Respect for houses of worship translates into respect for God. Destruction of the same houses equates to chasing out God and branding Him unwanted. But such is the blend in communities – some endear God others mock Him. Some will burn a house of prayer while others will burn for it. 

When dedicated spaces are not respected, God still meets people in other spaces – like on the road to Damascus!  The priest may be helpless but the High Priest is always the ground of all power.  The silence of the priest should not be confused with the taming of God’s voice. The cluelessness of the priest should not be interpreted as God having a knowledge gap. God is free and has a clock all His own. Attackers can torch a church and mosque and disappear under the cover of darkness and think they have gotten away with it. But you can never flee from the presence of God – He is even in hell! You can flee from the hand of the law but not from the grip of the Lord. At His time He will act and do so in His fashion.

But apart from burning sanctuaries, there are other ways that still ruin the sense of the sacred.

Muddy shoes

When the altar is a billboard for violence and hatred, the sacred is profaned.  Priests stand on the holy place, and tweak their order of service to invite politicians to speak in worship services knowing sure well they are often bad news. Though politicians know of the voice that instructs “Take off your shoes – the ground on which you stand is holy,” they defy this guidance and proceed to the holy place with their muddy shoes and loose tongues to match.

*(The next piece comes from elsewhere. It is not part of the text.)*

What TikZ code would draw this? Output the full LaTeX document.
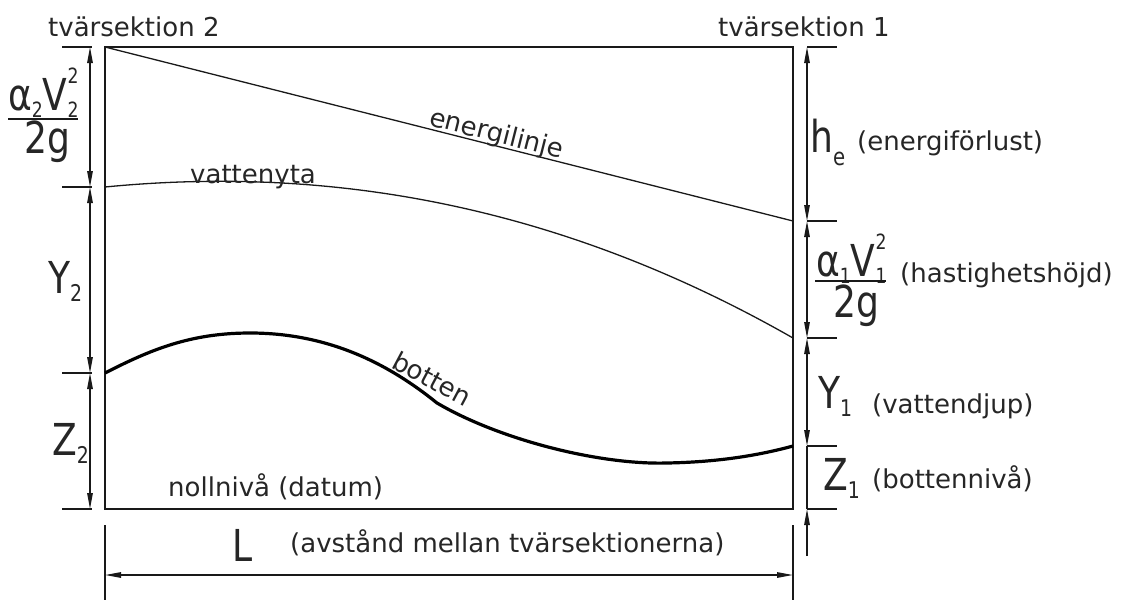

Many priests are not able to receive politicians as worshipers – even when some politicians hope to be treated as so. But also, most politicians come as worshippers but want to be recognized as somehow elevated worshippers. The priests who do not elevate them and fail to give them a chance to speak are branded as disrespectful to authority. Priests will often feel threatened – and therefore choose to cooperate.

That is how the pulpit turns into a “spill it.” Both the priest and the politician are partners in desecration, with the priest as gatekeeper bearing a greater responsibility.  But the compromise of the priest should not be misconstrued to mean God has lowered His standards.

When leaders take an oath and then work as they loathe the oath, the sacred is soiled. To most politicians and appointees to various government responsibilities, taking the oath of office is just another step towards power and its package.

It seems that though the holy book is lifted, heaven and earth are on different frequencies. But though many take the oath for granted, heaven registers it as serious.  They take the thoughtlessly and hastily.  They can’t wait to have the oath behind them for the perks before them!

The oath communicates the sacredness of duty. It takes accountability beyond the earthly bosses to the watchful eye of God in heaven.  But sadly, the leadership we experience in practice is far from sacred. Abuse of office is the norm with the few who work as unto God being a rare and threatened breed.

Many who take an oath to serve the people end up feeding on the sheep instead of feeding them.  The swearing is not an occasion you merely dress up too. It should be a spiritual experience to immerse oneself into. If all who take an oath to serve actually lived it, corruption would be a loathed practice. If those in the office truly feared the God of their oath, citizens would be served with a sacred sense.